KKR bet big on GaN power chips

Transphorm aims to redefine power conversions
Transphorm, an early stage California-based gallium nitride (GaN) power semiconductor company funded by Kleiner, Perkins, Caufield and Byers, Google Ventures, and KKR, is redefining electrical conversion issues globally. It is also scouting for opportunities in India by engaging with various stakeholders.

In an interaction with Deccan Herald, Transphorm President and founder Primit Parikh said the company will make transformational changes in power saving technology with gallium nitride (GaN) replacing silicon material.
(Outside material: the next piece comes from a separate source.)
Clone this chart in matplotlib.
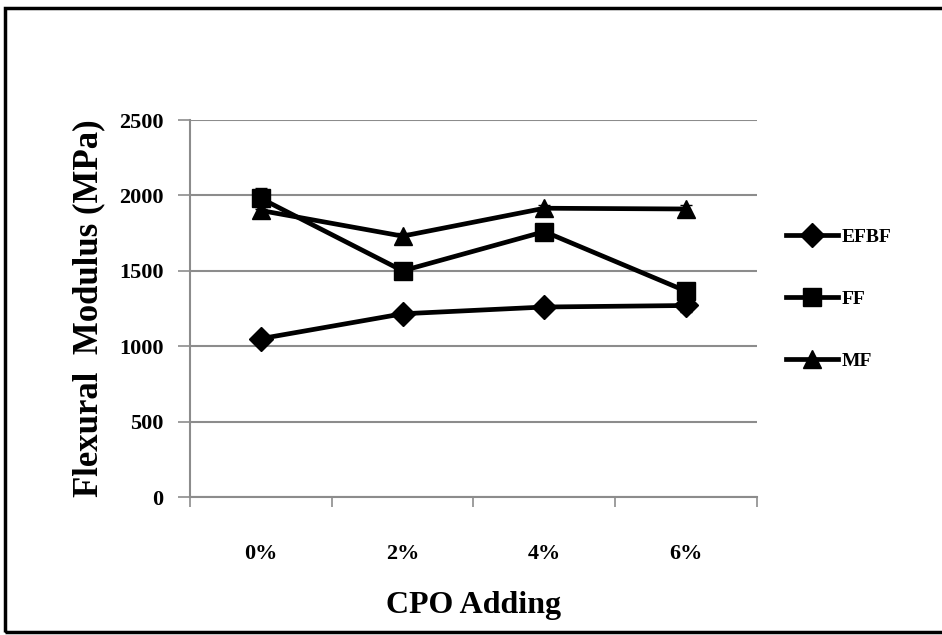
import matplotlib.pyplot as plt
import matplotlib.patches as patches
import numpy as np

categories = ["0%", "2%", "4%", "6%"]
efbf = [1050, 1215, 1260, 1270]
ff = [1980, 1500, 1760, 1365]
mf = [1900, 1730, 1915, 1910]
efbf_err = [15, 20, 30, 45]
ff_err = [70, 40, 30, 35]
mf_err = [20, 20, 20, 25]

plt.rcParams["font.family"] = ["Liberation Serif", "DejaVu Serif"]
plt.rcParams["font.weight"] = "bold"

fig = plt.figure(figsize=(9.42, 6.35), dpi=100)
ax = fig.add_axes([0.2017, 0.2173, 0.6019, 0.5937])

# frame around the figure (right side runs off the picture)
fig.patches.append(patches.Rectangle((5 / 942, 3 / 635), 1.0, 624 / 635,
                                     transform=fig.transFigure, fill=False,
                                     edgecolor="black", linewidth=2.5))

x = np.arange(len(categories))
series = [("EFBF", efbf, efbf_err, "D"), ("FF", ff, ff_err, "s"), ("MF", mf, mf_err, "^")]
for name, vals, err, mk in series:
    ax.errorbar(x, vals, yerr=err, fmt="none", ecolor="black", capsize=4,
                elinewidth=1.5, zorder=3)
    ax.plot(x, vals, color="black", linewidth=3.4, marker=mk, markersize=12.5,
            label=name, zorder=4)

ax.set_xlim(-0.5, 3.5)
ax.set_ylim(0, 2500)
ax.set_yticks(np.arange(0, 2501, 500))
ax.yaxis.grid(True, color="#8c8c8c", linewidth=1.5)
ax.set_axisbelow(True)

ax.set_xticks(x)
ax.set_xticklabels(categories, fontsize=16, fontweight="bold")
ax.set_xticks(np.arange(-0.5, 3.6, 1), minor=True)
ax.tick_params(axis="x", which="major", length=0, pad=34)
ax.tick_params(axis="x", which="minor", length=7, width=1.2, color="#8c8c8c")
ax.tick_params(axis="y", length=9, width=1.2, color="#8c8c8c", labelsize=16, pad=10)
for lbl in ax.get_yticklabels():
    lbl.set_fontweight("bold")

for s in ["top", "right"]:
    ax.spines[s].set_visible(False)
for s in ["left", "bottom"]:
    ax.spines[s].set_color("#8c8c8c")
    ax.spines[s].set_linewidth(1.5)

ax.set_xlabel("CPO Adding", fontsize=23, fontweight="bold", labelpad=19)
ax.set_ylabel("Flexural  Modulus (MPa)", fontsize=25, fontweight="bold", labelpad=10)

ax.legend(loc="center left", bbox_to_anchor=(1.02, 0.525), frameon=False,
          prop={"weight": "bold", "size": 14}, handlelength=2.7,
          handletextpad=0.15, labelspacing=2.3)

fig.savefig("out.png", dpi=100)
“Transphorm is fortunate to be at the right place at the right time. Our previous experience and innovative technology helped us to reach greater heights and raise a good fund,” he said. “We are the only company in the world which improved this material on performance, reliability, size, and qualification. We proved our engineering and were product-ready in four years. Now, we were expanding market reach. Right now we are making impact on GaN power semiconductors’ efficiency and size. We have taken the efficiency level to 98 and 99 per cent, and reduced size to half,” he said.

The next wave

Parikh said silicon power semiconductors have reached maturity, and GaN will power the next wave of technology. According to Gallium Nitride (GaN) Semiconductor Devices (Discretes & ICs) Market, Global Forecast and Analysis (2012–2022) published by MarketsandMarkets, the overall GaN power semiconductor market accounts for less than one per cent of the total power semiconductor market, currently valued at $34 billion, including power discretes and power ICs. By 2022, the entire base for power semiconductors and electronics players with GaN will reach $1.75 billion, registering a CAGR of 63.78 per cent.

In late 2014, Transphorm acquired the GaN portfolio of Fujitsu Semiconductor and entered into a partnership with it to produce chips at its automotive-class wafer fabrication facility in Japan. “We have more than 1,000 patents. We have done strategic deals with other companies and licensed patents out of it. We make power transistors and power modules. We don’t make invertors and make reference modules to our clients. We tell our partners how to use and integrate software. We find huge opportunities in telecom, power supplies, video games, automotive (both hybrid and electric), defence, and aerospace,” he said.

He said the company has released its first generation products in the market and work is going on for the next generation. “In invertors, Yaskawa Electric Corporation and Tata Power Solar are our key customer partners.We are very selective in finding partners,” he said.

When asked about starting production in India, he said the company may explore opportunities to be part of the Make in India campaign.

“Wafer manufacturing is a high capital-intensive business and we are looking for a time when the full ecosystem will evolve in the country. But we are scouting for opportunities to better support our customers locally. Some good laocations could be New Delhi and Bengaluru,” he said.

Infinia, Panasonic, GaN Systems, and Exagan are the major competitors for Transphorm in this segment.